コニカミノルタ 代表執行役社長 山名昌衛氏

 Workplace Hubは、リアルタイム処理が可能なエッジデバイスと、各種ソリューションを組み合わせて提供する。デバイスとしては、まず同社の複合機に組み込んだ形で提供するほか、サーバーラック型でも提供する。スタンドアロン型も準備中で、こちらは2018年春に発売される予定だ。

Workplace Hubのエッジデバイス群(左からサーバーラック型、スタンドアロン型、複合機組込型)

 ソリューションとしては、インフラ管理やグループワークを効率化できるようなものを中心に用意する。具体的には、リアルタイムデータを分析し、ITインフラの使用パターンを可視化することで、管理コストの簡素化やビジネスプロセスの効率化に結びつけるという。

 コニカミノルタでは、Workplace Hubにて一般オフィス向けのソリューションを提供するだけでなく、生産現場や教育機関など、さまざまな業界における業務のデジタル化をサポートするという。中でも同社が中核事業のひとつとして抱えるヘルスケア業界向けソリューションとの連携はすでに進めており、今秋の発売開始時期に同分野のソリューションが登場する可能性もある。

 Workplace Hubを提供するにあたり、同社はMicrosoftやHewlett-Packard Enterprise(HPE)、Sophosとのパートナーシップも締結。サーバーはHPEが製造を担当しているほか、MicrosoftのOffice関連ソリューションおよびSophosのセキュリティソリューションとの連携を進める。また、CanonicalおよびBraintribeとも協業し、オープンソースを活用したデータ管理機能サービスを提供する。

 さらには、Workplace Hubのユーザーに向けたオンラインストア「Konica Minolta Marketplace」も開設し、同ストア上でサードパーティーがさまざまなソリューションを提供できるようにする。

 Workplace Hubは、20人程度の小規模オフィスから200人程度の中堅企業や大企業の部署などに最適だという。こうした規模の組織では、IT管理が最適化されていなくても複合機はすでに導入しているケースが多い。複合機の一機能としてIT管理ソリューションが提供されれば、導入の障壁が低いことはもちろん、複合機のメンテナンス時に気軽にIT管理の相談ができるようになる。
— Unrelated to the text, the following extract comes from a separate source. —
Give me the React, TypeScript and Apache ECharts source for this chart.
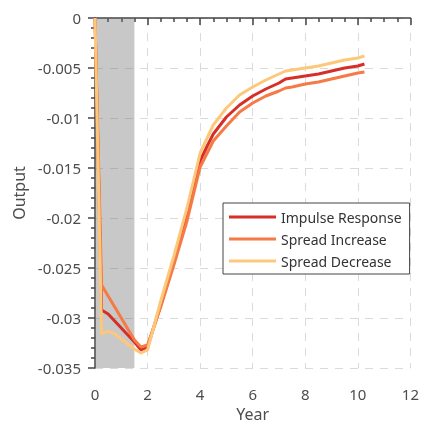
import React, { useEffect, useRef } from "react";
import * as echarts from "echarts";

const years = [0, 0.25, 0.5, 0.75, 1, 1.25, 1.5, 1.75, 2, 2.5, 3, 3.5, 4, 4.25, 4.5, 5, 5.5, 6, 6.5, 7, 7.25, 7.5, 8, 8.5, 9, 9.5, 10, 10.25];

const impulseResponse = [0, -0.0292, -0.0296, -0.0303, -0.031, -0.0317, -0.0324, -0.0332, -0.0329, -0.0287, -0.0243, -0.0197, -0.0143, -0.0129, -0.0116, -0.0099, -0.0087, -0.0078, -0.0071, -0.0065, -0.0061, -0.006, -0.0058, -0.0056, -0.0053, -0.005, -0.0048, -0.0046];

const spreadIncrease = [0, -0.0267, -0.0278, -0.0289, -0.03, -0.0311, -0.0322, -0.0329, -0.0327, -0.0289, -0.0247, -0.0203, -0.0149, -0.0136, -0.0123, -0.0108, -0.0094, -0.0085, -0.0078, -0.0073, -0.007, -0.0069, -0.0066, -0.0064, -0.0061, -0.0058, -0.0055, -0.0054];

const spreadDecrease = [0, -0.0316, -0.0313, -0.0316, -0.0321, -0.0326, -0.0331, -0.0335, -0.0332, -0.0283, -0.0238, -0.019, -0.0135, -0.0121, -0.0107, -0.009, -0.0077, -0.0069, -0.0062, -0.0056, -0.0053, -0.0052, -0.005, -0.0048, -0.0045, -0.0042, -0.004, -0.0038];

const seriesNames = ["Impulse Response", "Spread Increase", "Spread Decrease"];
const seriesColors = ["#d62f27", "#f57a45", "#fdc87a"];
const shadedRange = [0, 1.5];

const FONT = "Noto Sans";
const TXT = "#4d4d4d";
const AXIS = "#444";

export default function App() {
  const ref = useRef<HTMLDivElement>(null);
  useEffect(() => {
    const chart = echarts.init(ref.current!, null, { renderer: "svg" });
    const allData = [impulseResponse, spreadIncrease, spreadDecrease];
    const lineSeries = allData.map((vals, i) => ({
      name: seriesNames[i],
      type: "line",
      data: years.map((t, k) => [t, vals[k]]),
      showSymbol: false,
      symbol: "none",
      lineStyle: { color: seriesColors[i], width: 3 },
      itemStyle: { color: seriesColors[i] },
      z: 2,
    }));
    chart.setOption({
      animation: false,
      grid: { left: 95, right: 9, top: 18, bottom: 55 },
      legend: {
        orient: "vertical",
        left: 223,
        top: 203,
        data: seriesNames.map((n) => ({ name: n, icon: "rect" })),
        itemWidth: 47,
        itemHeight: 3,
        itemGap: 6,
        backgroundColor: "#fff",
        borderColor: AXIS,
        borderWidth: 1,
        borderRadius: 0,
        padding: [6, 8, 5, 6],
        textStyle: { fontFamily: FONT, fontSize: 14, color: "#333", lineHeight: 16 },
      },
      xAxis: {
        type: "value",
        min: 0,
        max: 12,
        interval: 2,
        name: "Year",
        nameLocation: "middle",
        nameGap: 38,
        nameTextStyle: { fontFamily: FONT, fontSize: 16, color: TXT },
        axisLine: { show: true, lineStyle: { color: AXIS, width: 1.5 } },
        axisTick: { show: true, length: 7, lineStyle: { color: AXIS, width: 1.5 } },
        minorTick: { show: true, splitNumber: 4, length: 4, lineStyle: { color: AXIS, width: 1.5 } },
        axisLabel: { fontFamily: FONT, fontSize: 15, color: TXT, margin: 18 },
        splitLine: { show: true, lineStyle: { color: "#dadada", type: [8, 7], width: 1 } },
      },
      yAxis: {
        type: "value",
        min: -0.035,
        max: 0,
        interval: 0.005,
        name: "Output",
        nameLocation: "middle",
        nameGap: 68,
        nameTextStyle: { fontFamily: FONT, fontSize: 16, color: TXT },
        axisLine: { show: true, lineStyle: { color: AXIS, width: 1.5 } },
        axisTick: { show: true, length: 7, lineStyle: { color: AXIS, width: 1.5 } },
        minorTick: { show: true, splitNumber: 5, length: 4, lineStyle: { color: AXIS, width: 1.5 } },
        axisLabel: {
          fontFamily: FONT,
          fontSize: 15,
          color: TXT,
          margin: 14,
          formatter: (v: number) => (v === 0 ? "0" : String(parseFloat(v.toFixed(4)))),
        },
        splitLine: { show: true, lineStyle: { color: "#dadada", type: [8, 7], width: 1 } },
      },
      series: [
        ...lineSeries,
        {
          name: "shade",
          type: "line",
          data: [],
          z: 5,
          silent: true,
          markArea: {
            silent: true,
            itemStyle: { color: "rgba(110,110,110,0.38)" },
            data: [[{ xAxis: shadedRange[0] }, { xAxis: shadedRange[1] }]],
          },
        },
      ],
    });
    return () => chart.dispose();
  }, []);
  return <div ref={ref} style={{ position: "fixed", left: 0, top: 0, width: 422, height: 427 }} />;
}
 山名氏は、「さまざまな業務がこのインテリジェントシステムで定義されるようになる。Workplace Hubにより、顧客の創造力が開放され、職場のイノベーションにつながる」としている。

Workplace Hubを披露する山名氏

 Workplace Hub発表の場には、欧州のKonica Minoltaでビジネスイノベーション 兼 R&D担当 シニアディレクターを務めるDennis Curry氏も登場。Workplace Hubの開発責任者でもあるCurry氏は、「今後Workplace Hubは、IoTや人工知能、エッジコンピューティング、ディープラーニングなどの技術によって人とデータを結びつけるようになり、企業の意志決定をサポートする未来のプラットフォームになるだろう」と述べた。